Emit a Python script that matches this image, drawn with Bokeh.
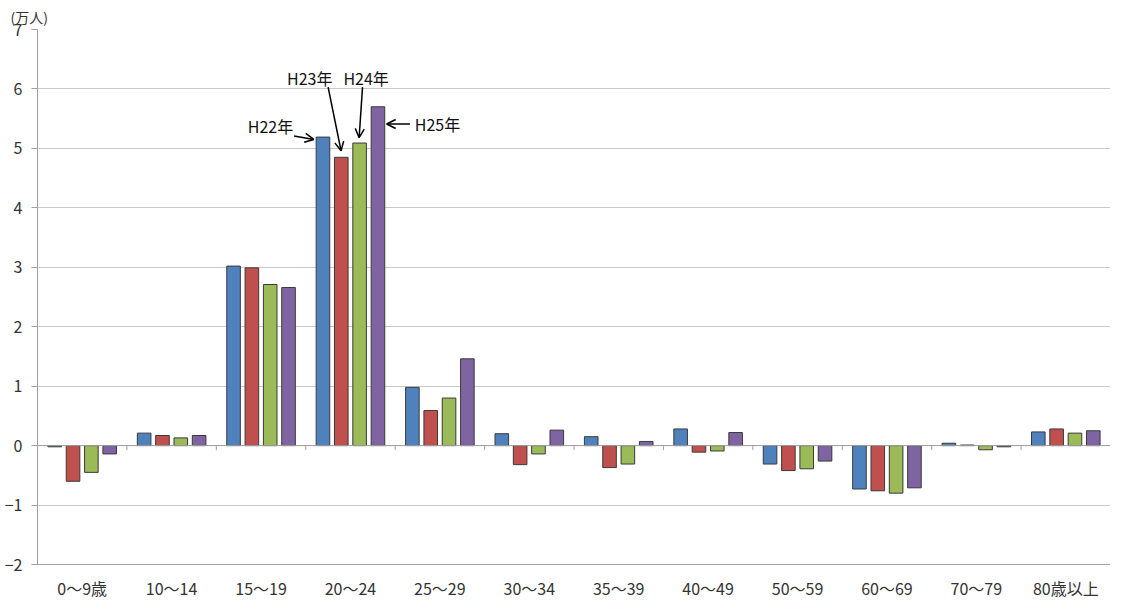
from bokeh.plotting import figure
from bokeh.models import Range1d, FixedTicker, Span, Label, Arrow, OpenHead, ColumnDataSource, Title
from bokeh.transform import dodge
from bokeh.embed import file_html
from bokeh.resources import INLINE

categories = ["0～9歳", "10～14", "15～19", "20～24", "25～29", "30～34",
              "35～39", "40～49", "50～59", "60～69", "70～79", "80歳以上"]
series_names = ["H22年", "H23年", "H24年", "H25年"]
h22 = [-0.02, 0.21, 3.02, 5.19, 0.98, 0.20, 0.15, 0.28, -0.31, -0.73, 0.04, 0.23]
h23 = [-0.60, 0.17, 2.99, 4.85, 0.59, -0.32, -0.37, -0.11, -0.42, -0.76, 0.01, 0.28]
h24 = [-0.45, 0.13, 2.71, 5.09, 0.80, -0.14, -0.31, -0.09, -0.39, -0.80, -0.07, 0.21]
h25 = [-0.14, 0.17, 2.66, 5.70, 1.46, 0.26, 0.07, 0.22, -0.26, -0.71, -0.02, 0.25]
series_values = [h22, h23, h24, h25]
colors = ["#4F81BD", "#C0504D", "#9BBB59", "#8064A2"]
y_ticks = [-2, -1, 0, 1, 2, 3, 4, 5, 6, 7]
unit_label = "(万人)"

FONT = "Noto Sans CJK JP"
GRID = "#C8C8C8"
AXIS = "#A0A0A0"
n = len(categories)

p = figure(width=1110, height=602, x_range=Range1d(0, n), y_range=Range1d(y_ticks[0], y_ticks[-1]),
           output_backend="svg", toolbar_location=None,
           min_border_left=37, min_border_right=0, min_border_top=29, min_border_bottom=28)
p.outline_line_color = None
p.background_fill_color = "white"

# unit label as a left-aligned title above the frame
p.add_layout(Title(text=unit_label, align="left", offset=-27, standoff=2, vertical_align="top",
                   text_font=FONT, text_font_size="14px", text_font_style="normal",
                   text_color="#333333"), "above")

# axes
p.xgrid.grid_line_color = None
p.ygrid.grid_line_color = GRID
p.ygrid.ticker = FixedTicker(ticks=y_ticks)

p.yaxis.ticker = FixedTicker(ticks=y_ticks)
p.yaxis.axis_line_color = AXIS
p.yaxis.major_tick_line_color = AXIS
p.yaxis.major_tick_out = 6
p.yaxis.major_tick_in = 0
p.yaxis.minor_tick_line_color = None
p.yaxis.major_label_text_font = FONT
p.yaxis.major_label_text_font_size = "16px"
p.yaxis.major_label_text_color = "#333333"
p.yaxis.major_label_standoff = 9

centers = [i + 0.5 for i in range(n)]
p.xaxis.ticker = FixedTicker(ticks=centers)
p.xaxis.major_label_overrides = {c: lab for c, lab in zip(centers, categories)}
p.xaxis.axis_line_color = AXIS
p.xaxis.major_tick_line_color = None
p.xaxis.major_tick_out = 0
p.xaxis.major_tick_in = 0
p.xaxis.minor_tick_line_color = None
p.xaxis.major_label_text_font = FONT
p.xaxis.major_label_text_font_size = "16px"
p.xaxis.major_label_text_color = "#333333"
p.xaxis.major_label_standoff = 11

# zero line + category separators
p.add_layout(Span(location=0, dimension="width", line_color=AXIS, line_width=1))
bounds = list(range(1, n))
p.segment(x0=bounds, y0=[0] * len(bounds), x1=bounds, y1=[-0.075] * len(bounds),
          line_color=AXIS, line_width=1)

# bars
offsets = [-0.3075, -0.1025, 0.1025, 0.3075]
for name, vals, col, off in zip(series_names, series_values, colors, offsets):
    src = ColumnDataSource(dict(x=centers, top=vals))
    p.vbar(x=dodge("x", off), top="top", bottom=0, width=0.152, source=src,
           fill_color=col, line_color="#3a3a3a", line_width=1)

# annotations for the 20~24 group
def ann(text, tx, ty, align, x0, y0, x1, y1):
    p.add_layout(Label(x=tx, y=ty, text=text, text_font=FONT, text_font_size="16px",
                       text_align=align, text_baseline="middle", text_color="#111111"))
    p.add_layout(Arrow(end=OpenHead(size=9, line_width=1.5, line_color="black"),
                       x_start=x0, y_start=y0, x_end=x1, y_end=y1,
                       line_width=1.5, line_color="black"))

ann(series_names[0], 2.86, 5.385, "right", 2.87, 5.21, 3.09, 5.15)
ann(series_names[1], 3.045, 6.19, "center", 3.25, 6.03, 3.395, 4.96)
ann(series_names[2], 3.675, 6.19, "center", 3.635, 6.03, 3.597, 5.18)
ann(series_names[3], 4.22, 5.41, "left", 4.165, 5.41, 3.905, 5.41)

open("out.html", "w").write(file_html(p, INLINE))
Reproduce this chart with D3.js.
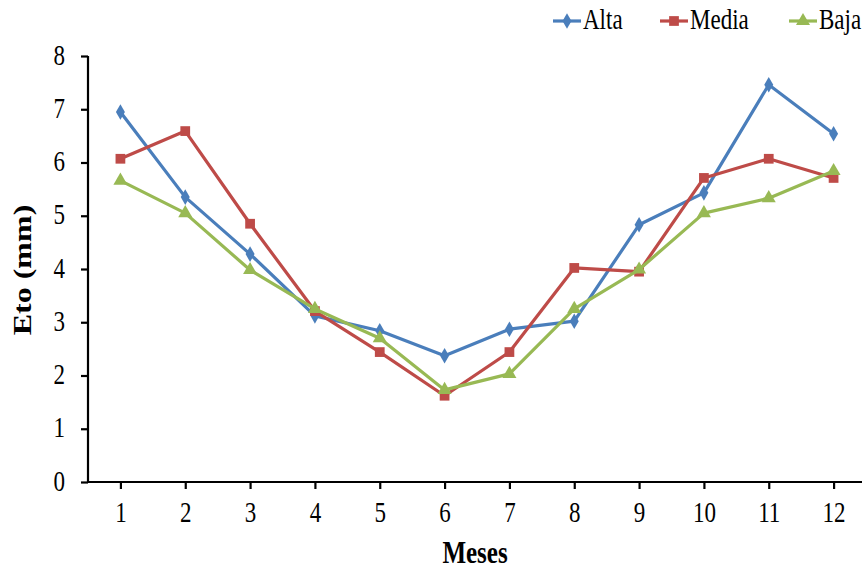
- - - -
--- What you will do ---
Using the material above, return every line exactly as it appears, minus the pictures.

--- Output for this task ---
Emit a Python script that matches this image, drawn with Bokeh.
from bokeh.plotting import figure
from bokeh.models import Range1d, FixedTicker, Span, Label, Arrow, OpenHead, ColumnDataSource, Title
from bokeh.transform import dodge
from bokeh.embed import file_html
from bokeh.resources import INLINE

categories = ["0～9歳", "10～14", "15～19", "20～24", "25～29", "30～34",
              "35～39", "40～49", "50～59", "60～69", "70～79", "80歳以上"]
series_names = ["H22年", "H23年", "H24年", "H25年"]
h22 = [-0.02, 0.21, 3.02, 5.19, 0.98, 0.20, 0.15, 0.28, -0.31, -0.73, 0.04, 0.23]
h23 = [-0.60, 0.17, 2.99, 4.85, 0.59, -0.32, -0.37, -0.11, -0.42, -0.76, 0.01, 0.28]
h24 = [-0.45, 0.13, 2.71, 5.09, 0.80, -0.14, -0.31, -0.09, -0.39, -0.80, -0.07, 0.21]
h25 = [-0.14, 0.17, 2.66, 5.70, 1.46, 0.26, 0.07, 0.22, -0.26, -0.71, -0.02, 0.25]
series_values = [h22, h23, h24, h25]
colors = ["#4F81BD", "#C0504D", "#9BBB59", "#8064A2"]
y_ticks = [-2, -1, 0, 1, 2, 3, 4, 5, 6, 7]
unit_label = "(万人)"

FONT = "Noto Sans CJK JP"
GRID = "#C8C8C8"
AXIS = "#A0A0A0"
n = len(categories)

p = figure(width=1110, height=602, x_range=Range1d(0, n), y_range=Range1d(y_ticks[0], y_ticks[-1]),
           output_backend="svg", toolbar_location=None,
           min_border_left=37, min_border_right=0, min_border_top=29, min_border_bottom=28)
p.outline_line_color = None
p.background_fill_color = "white"

# unit label as a left-aligned title above the frame
p.add_layout(Title(text=unit_label, align="left", offset=-27, standoff=2, vertical_align="top",
                   text_font=FONT, text_font_size="14px", text_font_style="normal",
                   text_color="#333333"), "above")

# axes
p.xgrid.grid_line_color = None
p.ygrid.grid_line_color = GRID
p.ygrid.ticker = FixedTicker(ticks=y_ticks)

p.yaxis.ticker = FixedTicker(ticks=y_ticks)
p.yaxis.axis_line_color = AXIS
p.yaxis.major_tick_line_color = AXIS
p.yaxis.major_tick_out = 6
p.yaxis.major_tick_in = 0
p.yaxis.minor_tick_line_color = None
p.yaxis.major_label_text_font = FONT
p.yaxis.major_label_text_font_size = "16px"
p.yaxis.major_label_text_color = "#333333"
p.yaxis.major_label_standoff = 9

centers = [i + 0.5 for i in range(n)]
p.xaxis.ticker = FixedTicker(ticks=centers)
p.xaxis.major_label_overrides = {c: lab for c, lab in zip(centers, categories)}
p.xaxis.axis_line_color = AXIS
p.xaxis.major_tick_line_color = None
p.xaxis.major_tick_out = 0
p.xaxis.major_tick_in = 0
p.xaxis.minor_tick_line_color = None
p.xaxis.major_label_text_font = FONT
p.xaxis.major_label_text_font_size = "16px"
p.xaxis.major_label_text_color = "#333333"
p.xaxis.major_label_standoff = 11

# zero line + category separators
p.add_layout(Span(location=0, dimension="width", line_color=AXIS, line_width=1))
bounds = list(range(1, n))
p.segment(x0=bounds, y0=[0] * len(bounds), x1=bounds, y1=[-0.075] * len(bounds),
          line_color=AXIS, line_width=1)

# bars
offsets = [-0.3075, -0.1025, 0.1025, 0.3075]
for name, vals, col, off in zip(series_names, series_values, colors, offsets):
    src = ColumnDataSource(dict(x=centers, top=vals))
    p.vbar(x=dodge("x", off), top="top", bottom=0, width=0.152, source=src,
           fill_color=col, line_color="#3a3a3a", line_width=1)

# annotations for the 20~24 group
def ann(text, tx, ty, align, x0, y0, x1, y1):
    p.add_layout(Label(x=tx, y=ty, text=text, text_font=FONT, text_font_size="16px",
                       text_align=align, text_baseline="middle", text_color="#111111"))
    p.add_layout(Arrow(end=OpenHead(size=9, line_width=1.5, line_color="black"),
                       x_start=x0, y_start=y0, x_end=x1, y_end=y1,
                       line_width=1.5, line_color="black"))

ann(series_names[0], 2.86, 5.385, "right", 2.87, 5.21, 3.09, 5.15)
ann(series_names[1], 3.045, 6.19, "center", 3.25, 6.03, 3.395, 4.96)
ann(series_names[2], 3.675, 6.19, "center", 3.635, 6.03, 3.597, 5.18)
ann(series_names[3], 4.22, 5.41, "left", 4.165, 5.41, 3.905, 5.41)

open("out.html", "w").write(file_html(p, INLINE))
Reproduce this chart with D3.js.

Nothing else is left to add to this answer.